Nero wasn’t followed because he was the most capable or thoughtful leader in any way.

He was followed because he was this visible figure. Shaping taste, spectacle, and attention while the structure underneath Rome weakened. That’s the parallel.

Emperor Nero isn’t important as a person, more as a signal.

He represents what happens when visibility becomes authority and spectacle replaces understanding.

Rome didn't fall because of one leader, it slowly weakened because direction started coming from figures who were followed more for attention than for judgement.

This is the dynamic that A Fragile Culture is interested in.

Not Rome itself, and not a single historical moment although many will be explored later on, but the conditions that allow cultures to feel permanent while becoming increasingly unstable.

The reason this series exists is because those same conditions are now visible today unfortunately.

Culture now is shaped less by careful though and more by speed.

Ideas tend to be elevated quickly, repeated until they feel unavoidable, and then discarded without reflection.

The people setting direction are often the most visible people, not the most considered.

And because everything moves so quick, there’s little to no time to question whether the thing your following is actually worth sustaining.

A Fragile Culture explores what happens when permance stops being a goal.

When systems are designed to refresh instead of endure.

When identity, meaning, and aesthetics are treated as an interchangeable rather than built slowly over time.
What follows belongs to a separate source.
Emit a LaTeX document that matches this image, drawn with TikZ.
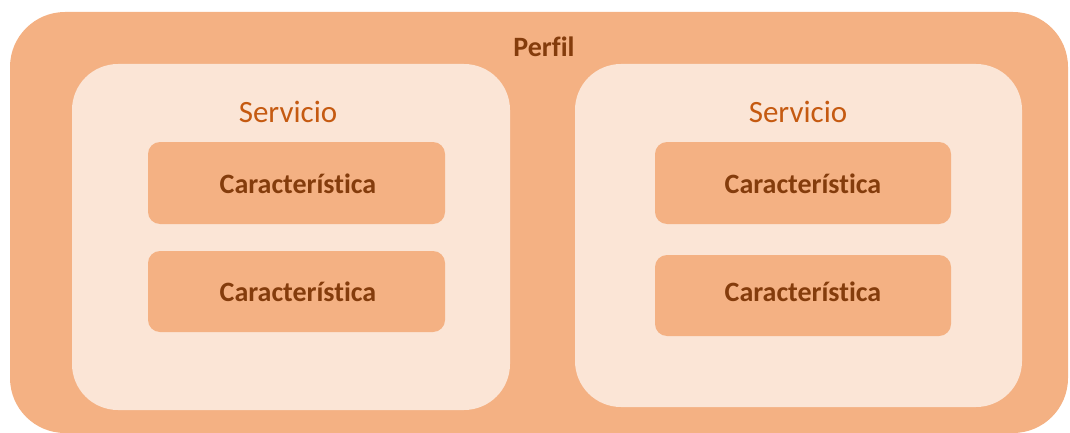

This is why this series won’t be tied to that single image or reference, for research and design purposes too.

Rome is not the identity of a Fragile Culture, rather it’s evidence.

Other designs in the series look elsewhere, but they follow the same logic as the one before it: Observing moments where culture appears confident, dominant, and complete, all while quietly showing these signs of fracture underneath.

This work isn’t trying to predict collapse or dramatize it in any sort of way. It instead is trying to understand the behavior that leads up to it. The habits, the incentives, and the patterns that make instability feel normal.

That’s what the series is exploring, not the end of culture, but the point where it becomes easy to break and reaction that follows.